Jair soube do inquérito quando foi pedir uma certidão à Justiça Eleitoral sobre sua situação judicial. Grandmaison foi assessor de Ênio na Assembleia. “Até o momento não temos conhecimento oficial de tal investigação, uma vez que o vereador nem sequer foi comunicado pelas autoridades para qualquer esclarecimento, desconhecendo assim qualquer eventual depoimento ou detalhes da suposta apuração”, afirma, em nota, a assessoria do vereador.

A nota diz ainda que o vereador declara “todos os seus rendimentos e respectivas origens à Receita Federal, nos termos da lei” e afirma estar “à disposição do órgão competente para responder às indagações que eventualmente lhe forem dirigidas”. De acordo com a nota, “a contratação e a atuação de servidores sempre foram pautadas pela ética, transparência e estrita legalidade”.

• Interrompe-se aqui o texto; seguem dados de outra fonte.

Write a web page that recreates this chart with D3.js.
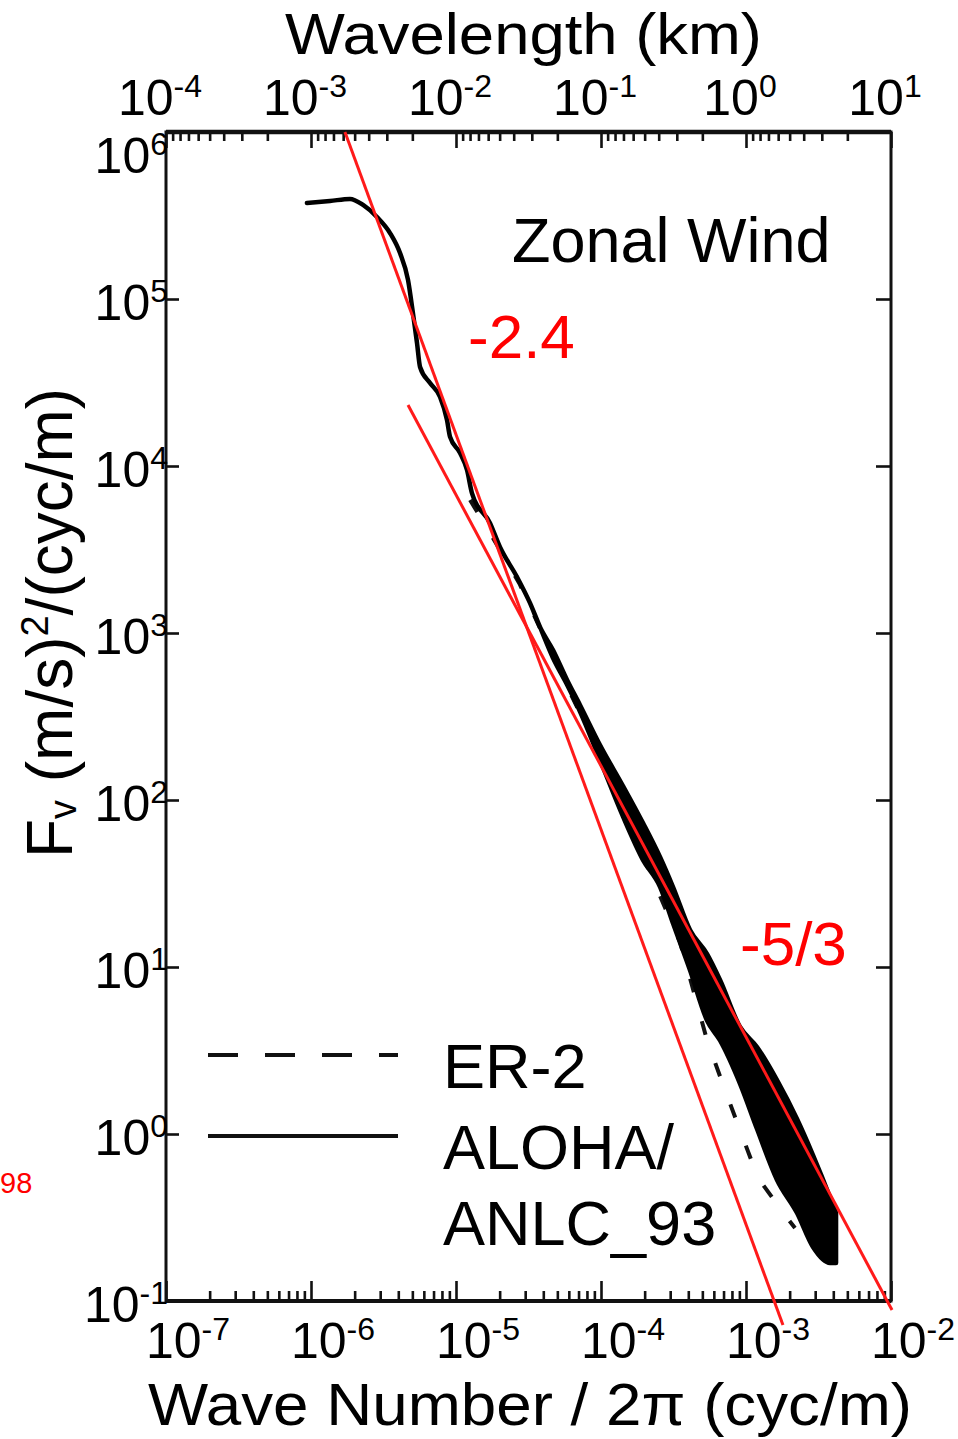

Ênio Tatto respondeu que as apurações da Polícia Civil se tratam de “notícias ou informações passadas e antigas, que já foram explicadas e as dúvidas sanadas”. Arselino não quis se manifestar.

Ferreira, chefe de gabinete de Jair, diz por meio de nota que “já prestou os esclarecimentos necessários à Polícia Civil de São Paulo e reitera que jamais houve tal exigência no gabinete do vereador”. O assessor conclui sua manifestação afirmando: “Ressalta-se que o procedimento contém dados pessoais e financeiros cujo sigilo é constitucionalmente garantido, de modo que não cabe a revelação à imprensa de quaisquer dessas informações”.

A defesa de Stefany, por meio de nota, afirma que “ela foi ouvida em investigação relacionada à época em que foi assessora em gabinete de vereador de São Paulo”. E completa: “Mais informações não podem ser reveladas por se tratar de procedimento sigiloso. Informo somente que, em depoimento, a sra. Stefany afirmou que nunca lhe foi exigido que devolvesse parte de seu salário.”

A nota, aparentemente, indica um recuo do que a assessora disse à polícia em três oportunidades. O Estadão não conseguiu localizar os demais citados na investigação.